Multidisciplinary Research and Education on Big Data + High-Performance Computing + Atmospheric Sciences

Part of NSF Initiative on Workforce Development for Cyberinfrastructure (CyberTraining)

Background

HPC and Big Data Requirements for Atmospheric Sciences

Clouds play an important role in Earth’s climate system, particularly its radiative energy budget. On one hand, clouds reflect a significant fraction of incoming solar radiation back to space, which exerts a cooling effect on the climate. On the other hand, same as greenhouse gases, clouds absorb thermal radiation from earth's surface and re-emit a lower temperature, which has a warming effect on the climate. In addition, clouds are also an important chain of the Earth’s water cycle and play center role in aerosol-cloud-radiation interactions.

Because of the important role of clouds in the climate system, a realistic and accurate representation of clouds in the numerical global climate model (GCM) is critical for simulating the current and future climate. However, at present there is a significant difference among the current generation of GCMs on the prediction of whether and to what extent the global warming induced cloud changes would accelerate or dampen the warming. The recent Intergovernmental Panel on Climate Change (IPCC) scientific reports have identified the cloud feedback be one of the largest uncertainties in our projection of future climate.
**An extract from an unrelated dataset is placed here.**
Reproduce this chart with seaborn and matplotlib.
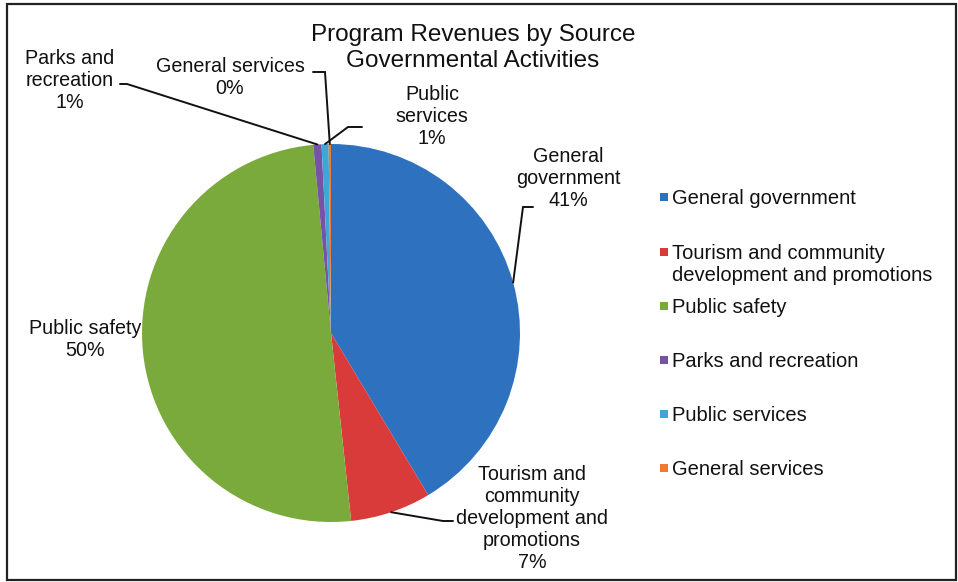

HPC requirements for cloud simulation in GCMs. It is extremely challenging to simulate clouds in GCMs realistically and accurately for two main reasons. First, many cloud-related processes, such as turbulence and convection, cloud droplet activation and growth, and transportation of radiation in clouds, occur at the spatial scale much smaller than the typical grid size of conventional GCMs (~100 km). New techniques, such as cloud super-parameterization embeds cloud-resolving models with resolution around 1 km inside of the conventional GCMs, have been developed aiming to solve this problem. However, such new techniques usually come with high computational cost, which more than ever makes HPC an indispensable tool for climate modeling. Another important reason is that many processes are modeled using highly simplified methods even though compressive methods are available to avoid the high computational cost. For instance, in the current paradigm, clouds are simply approximated as “plane-parallel” one-dimensional (1D) column, even though such approximation has been known to cause significant errors in atmospheric radiation and remote sensing computations. Over the past decade, a number of 3D radiative transfer models have been developed. These new models, together with the fast growth of HPC resources, have given rise to emerging opportunities to shift the paradigm from 1D plane-parallel to 3D realistic simulation of the radiative transfer and cloud-radiation interactions.

Big Data analytics requirements for evaluation of GCM using multi-decadal satellite observations. The performance and reliability of GCMs are evaluated through comparisons of model simulations with measurements. Traditionally, measurements of the atmosphere made at the weather stations are sparse, especially over oceans, and unevenly distributed. The advances of satellite-based remote sensing techniques have led to a revolutionary change in our way to observe and measure the state of atmosphere. Now, satellite-based measurements of global cloud properties have become an important data source for evaluating cloud simulations in GCMs. Satellite remote sensing has also led to an astronomically growing amount of data. For example, the measurements from the Moderate Resolution Imaging Spectroradiometer (MODIS) are widely used for GCM evaluation. MODIS takes measurements of the radiation reflected and emitted by earth-atmosphere in 36 spectral bands continuously over a swath width of 2,330 km. Since its launch in 1999, MODIS has made continuous measurements for almost two decades, which are invaluable for understanding climate variability and trend. However, the tremendous volume of data amount (~500 TB raw data, ~PB processed data) has become a difficult obstacle for making full use of MODIS data records.